--- Start RECORDS FOR THE EXERCISE ---

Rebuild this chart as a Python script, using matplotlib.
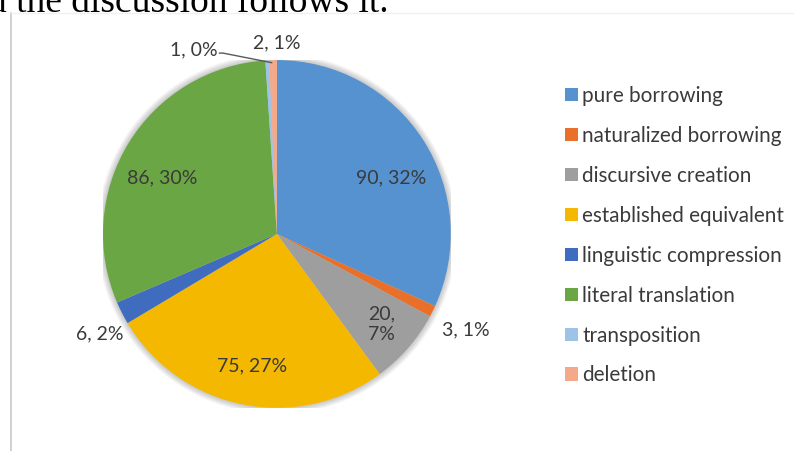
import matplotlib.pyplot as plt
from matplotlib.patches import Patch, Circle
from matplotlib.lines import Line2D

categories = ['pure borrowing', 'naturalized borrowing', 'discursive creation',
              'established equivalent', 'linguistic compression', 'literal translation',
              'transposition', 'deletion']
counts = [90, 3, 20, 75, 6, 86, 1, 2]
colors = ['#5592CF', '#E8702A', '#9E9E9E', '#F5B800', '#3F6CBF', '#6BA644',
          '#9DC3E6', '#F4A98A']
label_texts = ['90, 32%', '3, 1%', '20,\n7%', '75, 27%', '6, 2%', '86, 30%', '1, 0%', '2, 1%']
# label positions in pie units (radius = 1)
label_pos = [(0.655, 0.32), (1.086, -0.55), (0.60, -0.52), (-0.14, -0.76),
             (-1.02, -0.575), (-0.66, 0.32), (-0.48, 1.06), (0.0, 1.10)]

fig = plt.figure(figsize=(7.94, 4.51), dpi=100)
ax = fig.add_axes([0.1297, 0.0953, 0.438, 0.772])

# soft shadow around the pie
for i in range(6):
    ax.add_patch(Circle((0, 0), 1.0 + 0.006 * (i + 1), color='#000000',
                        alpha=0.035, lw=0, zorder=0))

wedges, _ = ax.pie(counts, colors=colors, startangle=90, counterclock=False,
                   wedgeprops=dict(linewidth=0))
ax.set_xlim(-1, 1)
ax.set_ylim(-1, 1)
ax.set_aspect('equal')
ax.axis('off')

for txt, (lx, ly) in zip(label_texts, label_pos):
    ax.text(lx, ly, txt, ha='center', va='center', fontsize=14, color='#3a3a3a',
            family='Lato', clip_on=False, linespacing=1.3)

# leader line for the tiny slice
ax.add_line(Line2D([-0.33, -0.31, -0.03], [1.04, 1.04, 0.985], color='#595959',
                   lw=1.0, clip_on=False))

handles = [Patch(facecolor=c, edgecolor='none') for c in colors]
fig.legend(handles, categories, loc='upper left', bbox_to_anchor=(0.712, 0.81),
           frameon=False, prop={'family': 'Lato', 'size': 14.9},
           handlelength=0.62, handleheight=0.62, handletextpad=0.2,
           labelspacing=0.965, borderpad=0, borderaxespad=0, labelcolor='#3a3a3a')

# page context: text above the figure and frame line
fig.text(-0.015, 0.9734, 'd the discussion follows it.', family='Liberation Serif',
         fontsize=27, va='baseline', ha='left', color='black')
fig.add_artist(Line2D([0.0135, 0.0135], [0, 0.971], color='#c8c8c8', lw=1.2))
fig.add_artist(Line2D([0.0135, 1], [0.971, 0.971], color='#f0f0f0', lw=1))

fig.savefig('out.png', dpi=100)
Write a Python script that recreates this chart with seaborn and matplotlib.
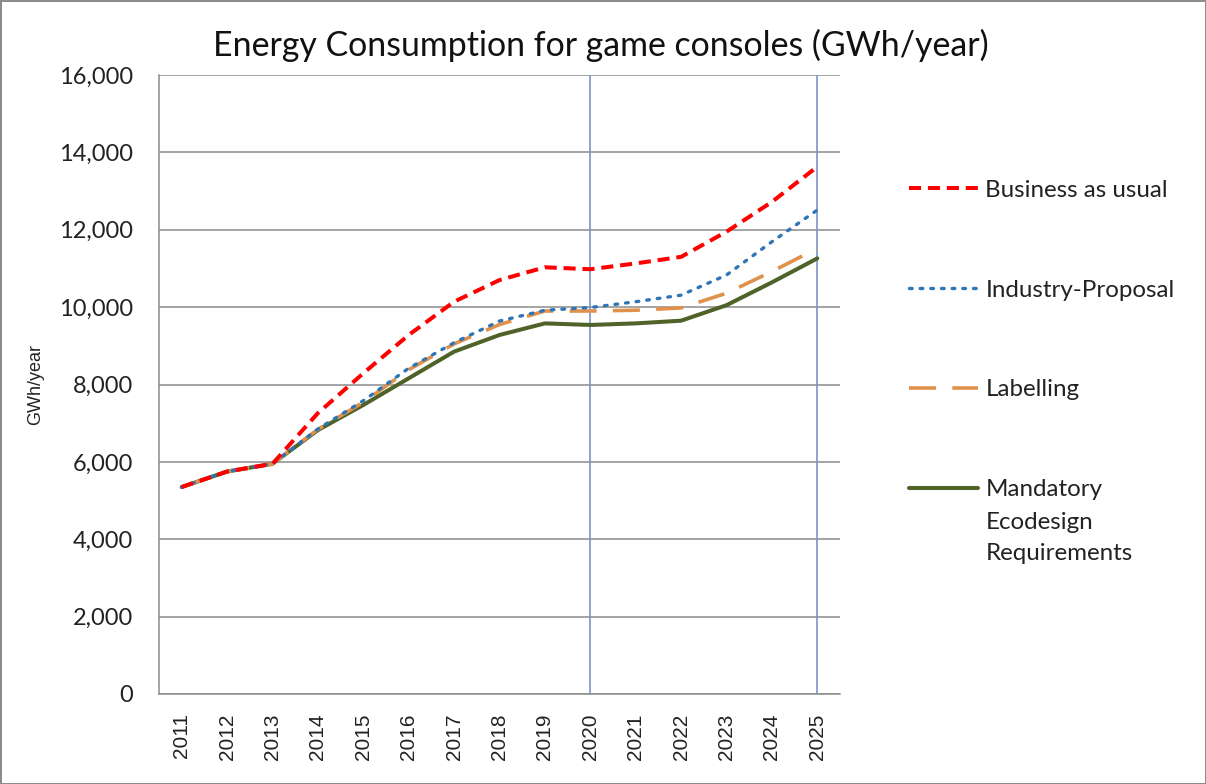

--- End RECORDS FOR THE EXERCISE ---

Everything from the top line of the data down to and including the line with "0.971], color='#f0f0f0', lw=1))" is to be copied, except the pictures.

## [EXPECTED ANSWER]
Rebuild this chart as a Python script, using matplotlib.
import matplotlib.pyplot as plt
from matplotlib.patches import Patch, Circle
from matplotlib.lines import Line2D

categories = ['pure borrowing', 'naturalized borrowing', 'discursive creation',
              'established equivalent', 'linguistic compression', 'literal translation',
              'transposition', 'deletion']
counts = [90, 3, 20, 75, 6, 86, 1, 2]
colors = ['#5592CF', '#E8702A', '#9E9E9E', '#F5B800', '#3F6CBF', '#6BA644',
          '#9DC3E6', '#F4A98A']
label_texts = ['90, 32%', '3, 1%', '20,\n7%', '75, 27%', '6, 2%', '86, 30%', '1, 0%', '2, 1%']
# label positions in pie units (radius = 1)
label_pos = [(0.655, 0.32), (1.086, -0.55), (0.60, -0.52), (-0.14, -0.76),
             (-1.02, -0.575), (-0.66, 0.32), (-0.48, 1.06), (0.0, 1.10)]

fig = plt.figure(figsize=(7.94, 4.51), dpi=100)
ax = fig.add_axes([0.1297, 0.0953, 0.438, 0.772])

# soft shadow around the pie
for i in range(6):
    ax.add_patch(Circle((0, 0), 1.0 + 0.006 * (i + 1), color='#000000',
                        alpha=0.035, lw=0, zorder=0))

wedges, _ = ax.pie(counts, colors=colors, startangle=90, counterclock=False,
                   wedgeprops=dict(linewidth=0))
ax.set_xlim(-1, 1)
ax.set_ylim(-1, 1)
ax.set_aspect('equal')
ax.axis('off')

for txt, (lx, ly) in zip(label_texts, label_pos):
    ax.text(lx, ly, txt, ha='center', va='center', fontsize=14, color='#3a3a3a',
            family='Lato', clip_on=False, linespacing=1.3)

# leader line for the tiny slice
ax.add_line(Line2D([-0.33, -0.31, -0.03], [1.04, 1.04, 0.985], color='#595959',
                   lw=1.0, clip_on=False))

handles = [Patch(facecolor=c, edgecolor='none') for c in colors]
fig.legend(handles, categories, loc='upper left', bbox_to_anchor=(0.712, 0.81),
           frameon=False, prop={'family': 'Lato', 'size': 14.9},
           handlelength=0.62, handleheight=0.62, handletextpad=0.2,
           labelspacing=0.965, borderpad=0, borderaxespad=0, labelcolor='#3a3a3a')

# page context: text above the figure and frame line
fig.text(-0.015, 0.9734, 'd the discussion follows it.', family='Liberation Serif',
         fontsize=27, va='baseline', ha='left', color='black')
fig.add_artist(Line2D([0.0135, 0.0135], [0, 0.971], color='#c8c8c8', lw=1.2))
fig.add_artist(Line2D([0.0135, 1], [0.971, 0.971], color='#f0f0f0', lw=1))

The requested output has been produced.